Left: To the left is the Anchorite’s “squint” - or rather squints. Why were there two? I think the right hand squint here must be to give a view of the altar while the larger opening was for the anchorite to receive the sacraments. There are also two squints at Shere in Surrey which has perhaps the best documented anchorite cell in England. There it would be a physical impossibility for a single squint to serve both purposes but here it less obvious that two were needed. Right: Here are the two squints from the outside.

Left: Anglo-Saxon “herringbone” masonry in the north wall. Right: Staplehurst is one of those rare examples of a church where you can take an unobstructed picture, so this one is of the north side. Note the unusually large south chapel window (left) and the fine east end window. The north side windows are the usual motley collection of Gothic styles.

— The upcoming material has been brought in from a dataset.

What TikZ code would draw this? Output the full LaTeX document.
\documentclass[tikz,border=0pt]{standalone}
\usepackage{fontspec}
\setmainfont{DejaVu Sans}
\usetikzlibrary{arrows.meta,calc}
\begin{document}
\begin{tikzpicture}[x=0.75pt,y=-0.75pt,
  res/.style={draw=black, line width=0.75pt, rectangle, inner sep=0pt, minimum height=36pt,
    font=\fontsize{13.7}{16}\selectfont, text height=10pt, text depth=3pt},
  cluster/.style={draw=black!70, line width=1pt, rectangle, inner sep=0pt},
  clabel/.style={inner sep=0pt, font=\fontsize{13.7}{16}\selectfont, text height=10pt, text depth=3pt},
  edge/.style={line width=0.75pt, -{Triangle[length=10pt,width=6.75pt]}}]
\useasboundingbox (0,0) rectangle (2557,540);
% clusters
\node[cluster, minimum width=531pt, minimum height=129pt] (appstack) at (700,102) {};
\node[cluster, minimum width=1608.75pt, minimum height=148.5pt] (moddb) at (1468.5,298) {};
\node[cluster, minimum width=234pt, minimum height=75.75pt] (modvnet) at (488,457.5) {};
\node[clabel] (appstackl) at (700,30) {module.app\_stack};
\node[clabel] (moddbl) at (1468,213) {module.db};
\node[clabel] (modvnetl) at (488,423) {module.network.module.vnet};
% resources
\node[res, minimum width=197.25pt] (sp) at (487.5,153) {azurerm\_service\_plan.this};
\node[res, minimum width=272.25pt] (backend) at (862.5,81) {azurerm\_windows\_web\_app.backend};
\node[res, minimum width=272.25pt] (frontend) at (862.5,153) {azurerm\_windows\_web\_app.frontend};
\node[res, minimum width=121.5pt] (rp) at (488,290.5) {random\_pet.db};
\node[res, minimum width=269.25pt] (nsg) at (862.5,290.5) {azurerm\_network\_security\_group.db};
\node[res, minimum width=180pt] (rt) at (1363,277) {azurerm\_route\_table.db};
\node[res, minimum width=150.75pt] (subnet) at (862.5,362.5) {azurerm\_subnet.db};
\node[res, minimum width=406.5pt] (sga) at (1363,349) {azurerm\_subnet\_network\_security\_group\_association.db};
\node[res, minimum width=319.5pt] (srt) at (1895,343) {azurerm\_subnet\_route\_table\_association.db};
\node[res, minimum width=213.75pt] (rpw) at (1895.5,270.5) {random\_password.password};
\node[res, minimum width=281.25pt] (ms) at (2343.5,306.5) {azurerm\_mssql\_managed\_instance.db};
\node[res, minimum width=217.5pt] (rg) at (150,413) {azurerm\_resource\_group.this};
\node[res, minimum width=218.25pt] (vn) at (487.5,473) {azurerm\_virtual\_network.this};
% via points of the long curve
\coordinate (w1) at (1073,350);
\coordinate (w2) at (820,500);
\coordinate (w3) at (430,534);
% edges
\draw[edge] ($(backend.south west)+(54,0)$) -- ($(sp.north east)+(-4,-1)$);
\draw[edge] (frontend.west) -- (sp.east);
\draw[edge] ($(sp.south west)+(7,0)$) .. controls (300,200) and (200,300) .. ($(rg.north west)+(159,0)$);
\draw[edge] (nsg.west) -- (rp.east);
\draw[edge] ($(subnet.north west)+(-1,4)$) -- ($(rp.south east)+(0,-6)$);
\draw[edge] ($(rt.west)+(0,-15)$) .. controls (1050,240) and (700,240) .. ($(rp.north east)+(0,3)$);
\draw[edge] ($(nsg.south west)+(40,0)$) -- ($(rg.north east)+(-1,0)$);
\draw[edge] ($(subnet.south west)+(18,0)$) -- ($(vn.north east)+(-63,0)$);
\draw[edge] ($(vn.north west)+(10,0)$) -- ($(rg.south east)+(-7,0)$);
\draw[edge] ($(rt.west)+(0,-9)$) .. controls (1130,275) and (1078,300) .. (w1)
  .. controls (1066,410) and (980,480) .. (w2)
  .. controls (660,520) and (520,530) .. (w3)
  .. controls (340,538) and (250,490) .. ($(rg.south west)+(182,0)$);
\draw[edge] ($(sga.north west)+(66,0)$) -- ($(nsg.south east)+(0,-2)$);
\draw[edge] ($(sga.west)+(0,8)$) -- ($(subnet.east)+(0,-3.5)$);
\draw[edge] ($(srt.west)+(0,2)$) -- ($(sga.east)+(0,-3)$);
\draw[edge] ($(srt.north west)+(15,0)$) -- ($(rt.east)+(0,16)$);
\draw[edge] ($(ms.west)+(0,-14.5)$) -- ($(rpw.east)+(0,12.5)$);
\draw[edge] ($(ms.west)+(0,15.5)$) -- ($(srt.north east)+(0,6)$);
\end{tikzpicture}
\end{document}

Left: Staplehurst has two fonts. This one dates from 1100 and, like so many, was re-discovered serving as a feeding trough on a farm. I sometimes wonder if there was an anti-Norman Font movement in England at some time, such is the prevalence of such stories! Was this phenomenon another consequence of  Victorian “modernisation”? Right: A rather nice carving, certainly from an earlier era, nestles on a window sill in the south aisle.

Left: The perpendicular west door has fine carving within the spandrels. Centre: The tower. It is stated as dating from 1400-1425, but there are at least three distinct types of masonry here so there may have been more than one phase or else some later rebuilding. Right: The sun-drenched priest’s door on the south side of the chancel.

Left: The presumed head of King Henry V on the west doorway and...Centre: ...the very eroded Catherine of Valois. Right: A bit of a mystery here on the priest’s door. is this benchmark of some sort? Is “WD” the War Department? Is it a crude scratch dial? Or is the whole lot just random graffiti?

Footnote

This super old notice is found next to the footpath from the main street to the church.